In a previous post I wrote about a New York Times story detailing efforts that some in the federal government are exerting to help close the federal budget gap by changing the tax treatment of charitable giving. Beyond the revenue-raising potential of any curtailment of the charitable deduction, some policymakers are advocating for changes in the charitable deduction within the framework of tax reform, with the aim of correcting perceived inequities in the ability of taxpayers at varying income levels (both low and high income households) to take advantage of preferential tax treatments, including the charitable deduction.
Now, the Congressional Budget Office (CBO) has released a study, “Options for Changing the Tax Treatment of Charitable Giving,” that reports on that agency’s financial modeling of eleven different options for changes in the tax treatment of charitable contributions. The report is not light reading, so bear with me as I summarize.
The eleven options range from retaining the current deduction for itemizers but adding a floor (i.e. allowing an itemizer to deduct, for example, charitable giving over $500 or over a percentage of Adjusted Gross Income), to allowing all taxpayers to deduct without a floor, to replacing the deduction with a non-refundable tax credit with or without a floor (two different bases for the tax credit are calculated). For each of the eleven options, the CBO calculates what the resulting increase (or decrease) in charitable giving is most likely to be and what the increase (or decrease) in tax collection is likely to be. Obviously, the search is for the option that predicts the lowest drop in charitable giving and the highest increase in tax collection. Or, for those approaching the subject from the perspective of tax reform, the search is for the option that allows the widest potential spectrum of taxpayers — both low and high income — to benefit equally from preferential treatment of their charitable gifts while not increasing (and preferably decreasing) the cost to government.
The CBO report also analyzes the broad categories of recipients of charitable giving as a percentage of the giving from each household, by income level (broad categories such as religious organizations, health, education, arts). The data show that giving to arts organizations increases as a percentage of an individual’s total charitable giving as income rises. Households with annual incomes under $100,000 give about one percent of their total donations to the arts, while those over $200,000 give 15 percent to the arts. In comparing the applicability of the deduction itself as most favorable to wealthy individuals who itemize their returns, and by showing that arts giving increases as household income increases, the report implies — but never overtly states — that arts organizations benefit from the inequitable tax treatment of high income households.

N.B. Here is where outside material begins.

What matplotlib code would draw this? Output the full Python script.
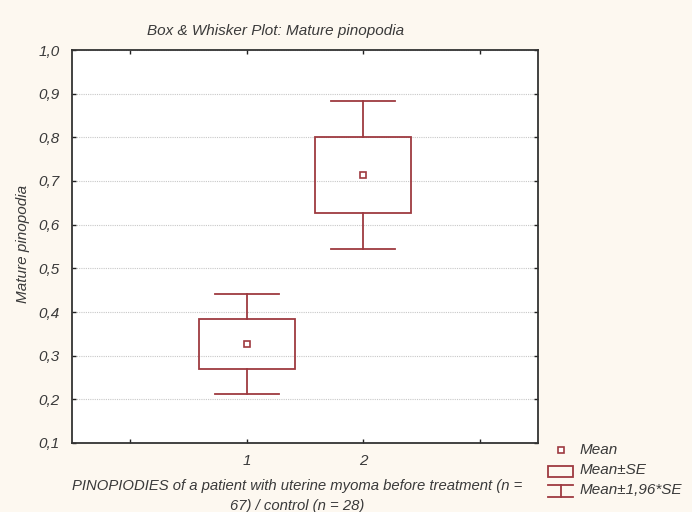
import matplotlib
matplotlib.use("Agg")
import matplotlib.pyplot as plt
from matplotlib.patches import Rectangle
from matplotlib.lines import Line2D

plt.rcParams['font.family'] = ['Liberation Sans', 'DejaVu Sans']

# Data
groups = ["1", "2"]
positions = [1, 2]
means = [0.327, 0.713]
se_low = [0.270, 0.627]
se_high = [0.385, 0.801]
ci_low = [0.213, 0.544]
ci_high = [0.442, 0.884]
yticks = [0.1, 0.2, 0.3, 0.4, 0.5, 0.6, 0.7, 0.8, 0.9, 1.0]
ytick_labels = ["0,1", "0,2", "0,3", "0,4", "0,5", "0,6", "0,7", "0,8", "0,9", "1,0"]
xticks = [0, 1, 2, 3]
xtick_labels = ["", "1", "2", ""]

red = '#9e3a40'
bg = '#fdf8f0'
txt = '#3a3a3a'

W, H = 692, 512
fig = plt.figure(figsize=(W / 100, H / 100), dpi=100, facecolor=bg)
ax = fig.add_axes([72 / W, 1 - 443 / H, (538 - 72) / W, (443 - 50) / H])
ax.set_facecolor('white')

box_w = 0.82
cap_w = 0.55
for x, m, sl, sh, cl, ch in zip(positions, means, se_low, se_high, ci_low, ci_high):
    ax.add_patch(Rectangle((x - box_w / 2, sl), box_w, sh - sl, fill=False,
                           edgecolor=red, linewidth=1.3, zorder=3))
    ax.plot([x, x], [sh, ch], color=red, lw=1.3, zorder=3)
    ax.plot([x, x], [cl, sl], color=red, lw=1.3, zorder=3)
    ax.plot([x - cap_w / 2, x + cap_w / 2], [ch, ch], color=red, lw=1.3, zorder=3)
    ax.plot([x - cap_w / 2, x + cap_w / 2], [cl, cl], color=red, lw=1.3, zorder=3)
    ax.plot([x], [m], marker='s', ms=4, mfc='white', mec=red, mew=1.2, zorder=4)

ax.set_xlim(-0.5, 3.5)
ax.set_ylim(0.1, 1.0)
ax.set_yticks(yticks)
ax.set_yticklabels(ytick_labels)
ax.set_xticks(xticks)
ax.set_xticklabels(xtick_labels)
for lab in ax.get_xticklabels() + ax.get_yticklabels():
    lab.set_fontstyle('italic')
    lab.set_fontsize(11)
    lab.set_color(txt)
ax.tick_params(direction='in', length=3, width=1, top=True, right=True,
               color='#222222')
ax.tick_params(axis='x', pad=8)
ax.tick_params(axis='y', pad=9)
for s in ax.spines.values():
    s.set_color('#333333')
    s.set_linewidth(1.3)
ax.yaxis.grid(True, linestyle=(0, (1, 1)), color='#c8c8c8', linewidth=0.8)
ax.set_axisbelow(True)

fig.text(276 / W, 1 - 31 / H, "Box & Whisker Plot: Mature pinopodia", ha='center', va='center',
         fontsize=11, style='italic', color=txt)
fig.text(23 / W, 1 - 244 / H, "Mature pinopodia", rotation=90, ha='center', va='center',
         fontsize=11, style='italic', color=txt)
fig.text(297 / W, 1 - 486 / H,
         "PINOPIODIES of a patient with uterine myoma before treatment (n =",
         ha='center', va='center', fontsize=10.7, style='italic', color=txt)
fig.text(297 / W, 1 - 506 / H, "67) / control (n = 28)",
         ha='center', va='center', fontsize=10.7, style='italic', color=txt)

# Legend (drawn in pixel-based figure coordinates)
def fx(px):
    return px / W

def fy(py):
    return 1 - py / H

lx = 561
fig.add_artist(Line2D([fx(lx)], [fy(450)], marker='s', ms=4, mfc='white', mec=red, mew=1.2,
                      transform=fig.transFigure))
fig.add_artist(Rectangle((fx(548), fy(477)), fx(25), 11 / H, fill=False,
                         edgecolor=red, linewidth=1.3, transform=fig.transFigure))
fig.add_artist(Line2D([fx(548), fx(573)], [fy(485), fy(485)], color=red, lw=1.3,
                      transform=fig.transFigure))
fig.add_artist(Line2D([fx(lx), fx(lx)], [fy(485), fy(497)], color=red, lw=1.3,
                      transform=fig.transFigure))
fig.add_artist(Line2D([fx(548), fx(573)], [fy(497), fy(497)], color=red, lw=1.3,
                      transform=fig.transFigure))
for yy, t in [(450, "Mean"), (470, "Mean±SE"), (490, "Mean±1,96*SE")]:
    fig.text(fx(580), fy(yy), t, ha='left', va='center', fontsize=11, style='italic', color=txt)

fig.savefig("out.png", dpi=100, facecolor=bg)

In this policy environment, arts organizations will need to build an even stronger case that our missions and the public value we create benefit a broad spectrum of the community and not merely wealthy individuals. Beyond arguing the intrinsic value of art itself we will need to articulate our public value with fresh urgency. Fortunately, there are many stellar examples of cultural institutions with deeply accessible programming, significant education efforts for both children and adults, and other initiatives aimed to enrich community life. It is more important than ever that these efforts are understood by policymakers. In the music field, the League of American Orchestras is engaging practitioners and policymakers in a broad advocacy discussion about how we provide public value and how that value can be understood and communicated.
The CBO report was issued in May and will help inform the debate over charitable giving that has been simmering more steadily over the past year or so. While there is no legislation yet, advocates from across the spectrum of non-profit organizations are studying the CBO report and discussing what position will best protect the incentives the tax code has provided for nearly 100 years for individual charitable giving. (The report provides a very brief history of the deductibility of charitable gifts, an incentive in place since 1917, and explains changes in the tax treatment of charitable giving during the Twentieth Century.)
However one may view the efficacy or equity of the charitable deduction or any of the other myriad incentives and disincentives built into our complex tax code, for me there are three takeaways from the CBO report. The first is that there is clearly a gathering of forces determined to change the tax treatment of charitable gifts. There is momentum in a number of areas of government around this, and given the federal budget deficit, policymakers are looking for money wherever they can find it. The second is that while the CBO offers a detailed analysis of the reliability of its predictions regarding the future behavior of taxpayers under a variety of tax policy options, no one really knows how changes in deductibility will affect our sector. It could be a wild ride. We could wait for a more substantive body of research to inform policymakers’ decisions, but that may not happen before changes are made. So takeaway number three: we’d best prepare ourselves for both the debate and for the coming change.